When police are granted greater rights to search without probable cause, they will use these rights. Therefore it’s essential to consider the implications of implied consent and plain view searches in the public sphere. Fear of increased government repression is shared by both ends of the political spectrum. But many others understand that a necessary element of freedom is security. Airline passengers should be screened. The Democratic and Republican national conventions need to be bomb-free.
Few people object to bomb searches on airplanes. And many would be willing to waive their constitutional rights (if such rights were negotiable) to guarantee their security. But what starts as a necessary security measure will quickly become standard law enforcement procedure even for crimes that are nonviolent and not related to terror. These expanding implied consent zones have staggering implications for American life and freedom far beyond al Qaeda.
Police officers are experts at bending rules, particularly in the “war on drugs.” As a police officer, I was taught to push the rules of the “Terry search,” which meant that if I articulated fear that a suspect might harm me, I could legally frisk suspects for weapons without probable cause. I know officers who towed cars, again legally, simply so they could “inventory” the contents (technically for safekeeping). In both cases, the real goal was to find illegal drugs and make an arrest.
One must expect law enforcement to use all its available tools. As a law enforcement officer, why deal with the tedious process of probable cause, judicial approval and paperwork?
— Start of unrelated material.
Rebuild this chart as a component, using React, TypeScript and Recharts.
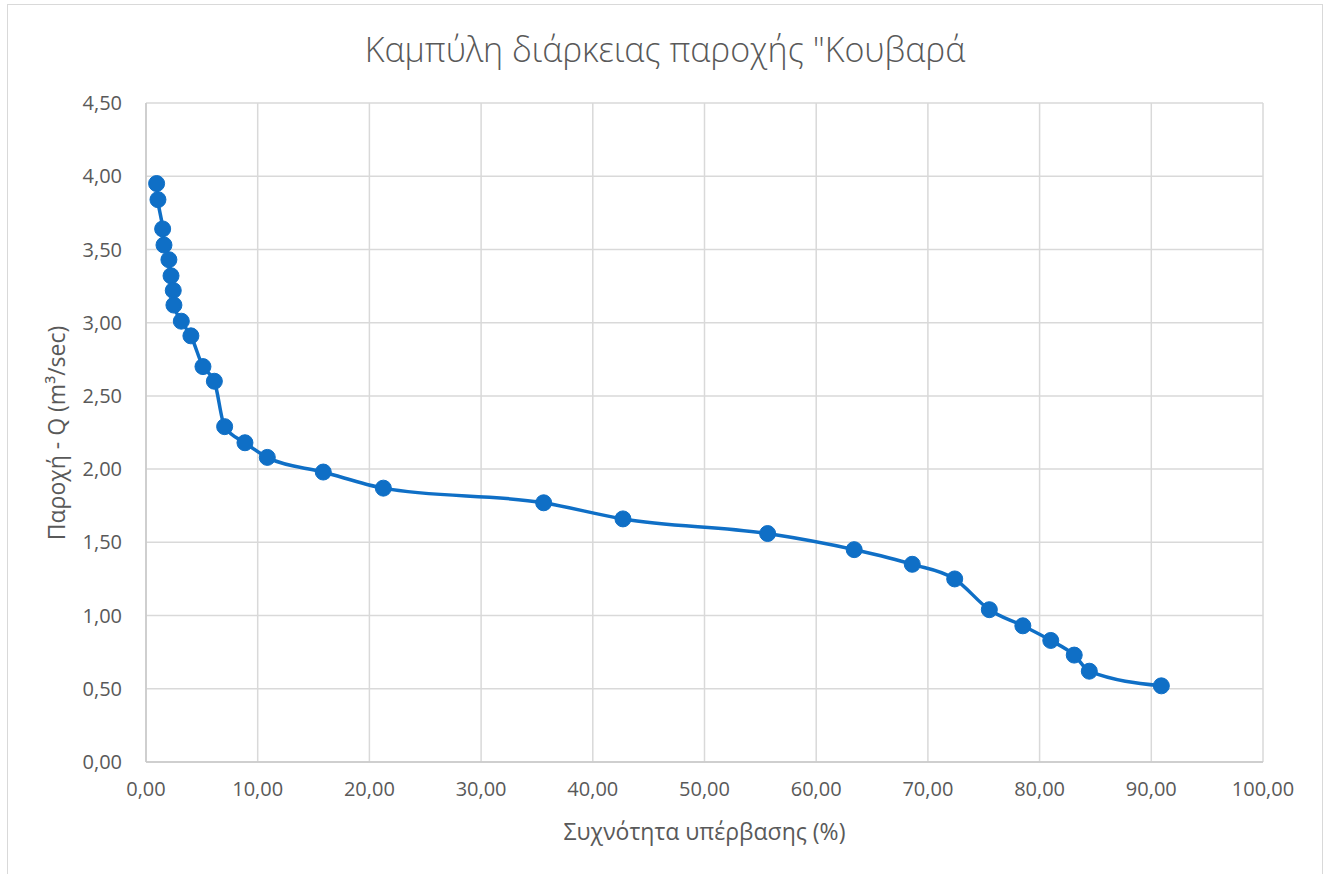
import { CartesianGrid, Line, LineChart, XAxis, YAxis } from "recharts"

// flow duration curve: exceedance frequency (%) vs discharge (m3/sec)
const exceedance = [
  0.95, 1.07, 1.49, 1.61, 2.05, 2.24, 2.44, 2.5, 3.16, 4.02, 5.1, 6.12, 7.04, 8.86, 10.86,
  15.87, 21.25, 35.6, 42.7, 55.65, 63.4, 68.6, 72.4, 75.5, 78.5, 81.0, 83.1, 84.45, 90.9,
]
const discharge = [
  3.95, 3.84, 3.64, 3.53, 3.43, 3.32, 3.22, 3.12, 3.01, 2.91, 2.7, 2.6, 2.29, 2.18, 2.08,
  1.98, 1.87, 1.77, 1.66, 1.56, 1.45, 1.35, 1.25, 1.04, 0.93, 0.83, 0.73, 0.62, 0.52,
]
const xTicks = [0, 10, 20, 30, 40, 50, 60, 70, 80, 90, 100]
const yTicks = [0, 0.5, 1, 1.5, 2, 2.5, 3, 3.5, 4, 4.5]

const title = 'Καμπύλη διάρκειας παροχής "Κουβαρά'
const xTitle = "Συχνότητα υπέρβασης (%)"
const yTitle = "Παροχή - Q (m³/sec)"

const data = exceedance.map((x, i) => ({ x, q: discharge[i] }))

const blue = "#0F6FC6"
const grid = "#d9d9d9"
const textGray = "#595959"
const font = "'Open Sans', sans-serif"

const fmt = (v: number) => v.toFixed(2).replace(".", ",")

export default function App() {
  return (
    <div
      style={{
        position: "absolute",
        left: 0,
        top: 0,
        width: 1330,
        height: 874,
        background: "#fff",
        overflow: "hidden",
        fontFamily: font,
      }}
    >
      <div
        style={{
          position: "absolute",
          left: 7,
          top: 4,
          width: 1314,
          height: 900,
          border: `1px solid ${grid}`,
        }}
      />
      <LineChart
        width={1330}
        height={874}
        data={data}
        margin={{ top: 103, right: 67, bottom: 82, left: 86 }}
        style={{ position: "absolute", left: 0, top: 0 }}
      >
        <CartesianGrid stroke={grid} strokeWidth={1.5} />
        <XAxis
          type="number"
          dataKey="x"
          domain={[0, 100]}
          ticks={xTicks}
          tickFormatter={fmt}
          height={30}
          axisLine={{ stroke: "#c8c8c8", strokeWidth: 1.5 }}
          tickLine={false}
          tickMargin={14}
          tick={{ fill: textGray, fontSize: 20, fontFamily: font }}
        />
        <YAxis
          type="number"
          dataKey="q"
          domain={[0, 4.5]}
          ticks={yTicks}
          tickFormatter={fmt}
          width={60}
          axisLine={{ stroke: "#c8c8c8", strokeWidth: 1.5 }}
          tickLine={false}
          tickMargin={18}
          tick={{ fill: textGray, fontSize: 20, fontFamily: font }}
        />
        <Line
          type="monotone"
          dataKey="q"
          stroke={blue}
          strokeWidth={3.5}
          dot={{ r: 8, fill: blue, stroke: blue, strokeWidth: 1 }}
          activeDot={false}
          isAnimationActive={false}
        />
      </LineChart>
      <div
        style={{
          position: "absolute",
          left: 0,
          width: 1330,
          top: 26,
          textAlign: "center",
          fontSize: 34,
          color: textGray,
          fontWeight: 300,
        }}
      >
        {title}
      </div>
      <div
        style={{
          position: "absolute",
          left: 146,
          width: 1117,
          top: 815,
          textAlign: "center",
          fontSize: 23,
          color: textGray,
        }}
      >
        {xTitle}
      </div>
      <div
        style={{
          position: "absolute",
          left: 56,
          top: 433,
          transform: "translate(-50%, -50%) rotate(-90deg)",
          whiteSpace: "nowrap",
          fontSize: 23,
          color: textGray,
        }}
      >
        {yTitle}
      </div>
    </div>
  )
}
In order to stop and search any suspect, not just a terrorism suspect, law enforcement need only wait for a person to enter an implied consent area such as a subway or a shopping mall. Their action justified by the “war on terror,” police may then conduct a full search. The true object of the search — most likely drug possession, but any contraband will do — is unrelated to terrorism.
Of course people shouldn’t break the law or carry illegal objects. But the difference between civilian employees searching for bombs in airports and government agents conducting random searches for suspicious objects is the difference between preserving a free society and creating a police state.
In airport security today, items deemed suspicious are not necessarily dangerous: Large amounts of cash, pirated CDs, pornography and, of course, drugs — not just illegal drugs but even prescription drugs in certain circumstances. In fact, controversial books can be grounds for further investigation and arrest. Such a standard, even if established in airports, is unacceptable and must not be allowed to spread to our streets and subways.
The solution — the balancing of public safety with constitutional liberties — is surprisingly simple. The only way to prevent creeping use of implied consent is to limit the doctrine of plain view. Before searching a person, the government must choose either plain view or implied consent. If the government must search without probable cause, let it search, but only for illegal weapons or bombs. If security outweighs the Fourth Amendment, the scope of such searches must be limited to objects representing a clear and present danger to public safety. Any unrelated suspicious or illegal objects found must be ignored.
It is the job of our courts and legislature to strike the balance between security and liberty. By limiting the plain view doctrine, lawmakers or Supreme Court justices have the rare opportunity to be tough on terrorism while guaranteeing the rights and freedom of citizens.